Hollandaise Sauce


I like hollandaise sauce on eggs Benedict. To make that sauce, I usually use the packet of dry powder from the grocery store, but, lately, I’ve tried to make it from scratch (with the encouragement of my wife).

Most of the online recipes make it using a blender: add egg yolks and lemon juice to a blender, then slowly drip in melted butter. I did that, but the results were not as good as I’d hoped, so on Saturday I tried the old fashioned method: very slowly warm the yolks, lemon juice, and butter with continuous mixing. This produced a somewhat thick, yellow hollandaise sauce.
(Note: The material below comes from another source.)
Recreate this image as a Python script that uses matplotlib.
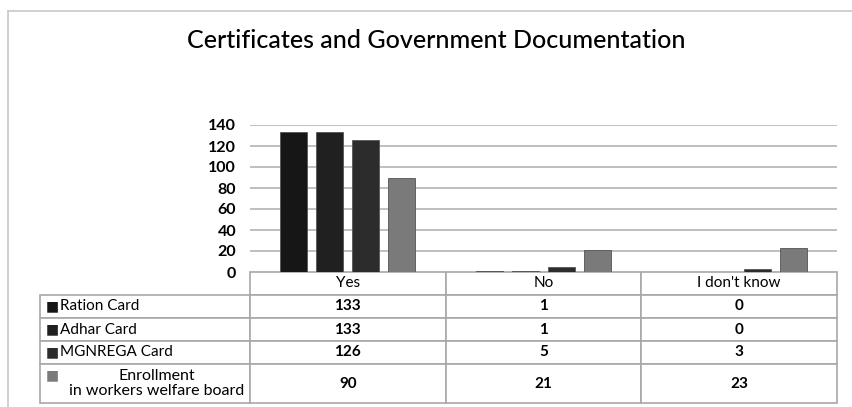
import matplotlib.pyplot as plt
from matplotlib.table import Table
from matplotlib.lines import Line2D
import numpy as np

plt.rcParams['font.family'] = ['Lato', 'DejaVu Sans']

# data
answers = ['Yes', 'No', "I don't know"]
series = ['Ration Card', 'Adhar Card', 'MGNREGA Card',
          'Enrollment\nin workers welfare board']
ration = [133, 1, 0]
adhar = [133, 1, 0]
mgnrega = [126, 5, 3]
enrollment = [90, 21, 23]
colors = ['#161616', '#202020', '#2c2c2c', '#7a7a7a']

W, H = 853, 407
fig = plt.figure(figsize=(W / 100, H / 100), dpi=100)

# outer frame (only top and left edges visible in the crop)
fig.add_artist(Line2D([8 / W, 8 / W], [0, 1 - 11 / H], color='#c8c8c8', lw=1.2))
fig.add_artist(Line2D([8 / W, 1], [1 - 11 / H, 1 - 11 / H], color='#c8c8c8', lw=1.2))

ax_l, ax_r, ax_t, ax_b = 250, 837, 125, 272
ax = fig.add_axes([ax_l / W, 1 - ax_b / H, (ax_r - ax_l) / W, (ax_b - ax_t) / H])

fig.text(0.512, 1 - 40 / H, 'Certificates and Government Documentation',
         ha='center', va='center', fontsize=18, fontweight='medium')

values = [ration, adhar, mgnrega, enrollment]
x = np.arange(len(answers))
step = 0.184
bw = 0.138
for i, (vals, c) in enumerate(zip(values, colors)):
    ax.bar(x + (i - 1.5) * step, vals, width=bw, color=c, edgecolor='#555555',
           linewidth=0.6, zorder=3)

ax.set_xlim(-0.5, 2.5)
ax.set_ylim(0, 140)
ax.set_yticks(range(0, 141, 20))
ax.set_yticklabels([str(v) for v in range(0, 141, 20)], fontsize=11.5, fontweight='bold')
ax.tick_params(axis='y', length=0, pad=10)
ax.set_xticks([])
ax.grid(axis='y', color='#b4b4b4', lw=1.2, zorder=0)
for s in ax.spines.values():
    s.set_visible(False)

# data table below the plot
tbl_l, tbl_b = 40, 403
col_w = [ax_l - tbl_l] + [(ax_r - ax_l) / 3] * 3
row_h = [23, 23, 23, 23, tbl_b - ax_b - 92]
tw, th = sum(col_w), sum(row_h)
tbl = Table(ax, bbox=[(tbl_l - ax_l) / (ax_r - ax_l), -th / (ax_b - ax_t),
                      tw / (ax_r - ax_l), th / (ax_b - ax_t)])
rows = [[''] + answers]
for name, vals in zip(series, values):
    rows.append([''] + [str(v) for v in vals])
for r, row in enumerate(rows):
    for c, txt in enumerate(row):
        cell = tbl.add_cell(r, c, width=col_w[c] / tw, height=row_h[r] / th,
                            text=txt, loc='center', edgecolor='#a8a8a8')
        cell.set_linewidth(1.2)
        cell.get_text().set_fontsize(11)
        if r > 0 and c > 0:
            cell.get_text().set_fontweight('bold')
        if r == 0 and c == 0:
            cell.visible_edges = ''
tbl.auto_set_font_size(False)
ax.add_table(tbl)

# row labels with legend keys
y = ax_b + row_h[0]
for i, (name, c) in enumerate(zip(series, colors)):
    h = row_h[i + 1]
    if i < 3:
        yc = y + h / 2
        fig.text(46 / W, 1 - yc / H, '■', color=c, fontsize=10, ha='left', va='center',
                 family=['DejaVu Sans'])
        fig.text(60 / W, 1 - yc / H, name, fontsize=11, ha='left', va='center')
    else:
        fig.text(46 / W, 1 - (y + 11) / H, '■', color=c, fontsize=10, ha='left', va='center',
                 family=['DejaVu Sans'])
        fig.text(157 / W, 1 - (y + h / 2) / H, name, fontsize=11.5, ha='center', va='center',
                 linespacing=1.05)
    y += h

fig.savefig('out.png', dpi=100)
On pouring it onto warm toast, ham and a warm egg, the sauce fell apart: the butter melted and separated from the uncooked egg yolks.

Ah, the chemistry is that the egg yolks have to coagulate (“denature”, if you’ve taken biochemistry), and that requires heat. On Sunday I made the sauce again, but this time I heated it up more (a heat setting of 3 out of 9) and mixed it continuously for 10-15 minutes. Eventually, the sauce got thick. It was warm enough to feel quite warm to the touch. On pouring it over the eggs, this time the sauce stayed thick.

My wife says that, to use the blender method, the butter has to be really, really hot. That might work. The blender has a lot of glass in it, so I’m not sure the butter would provide enough heat to warm the yolks up. Have to try that some other time!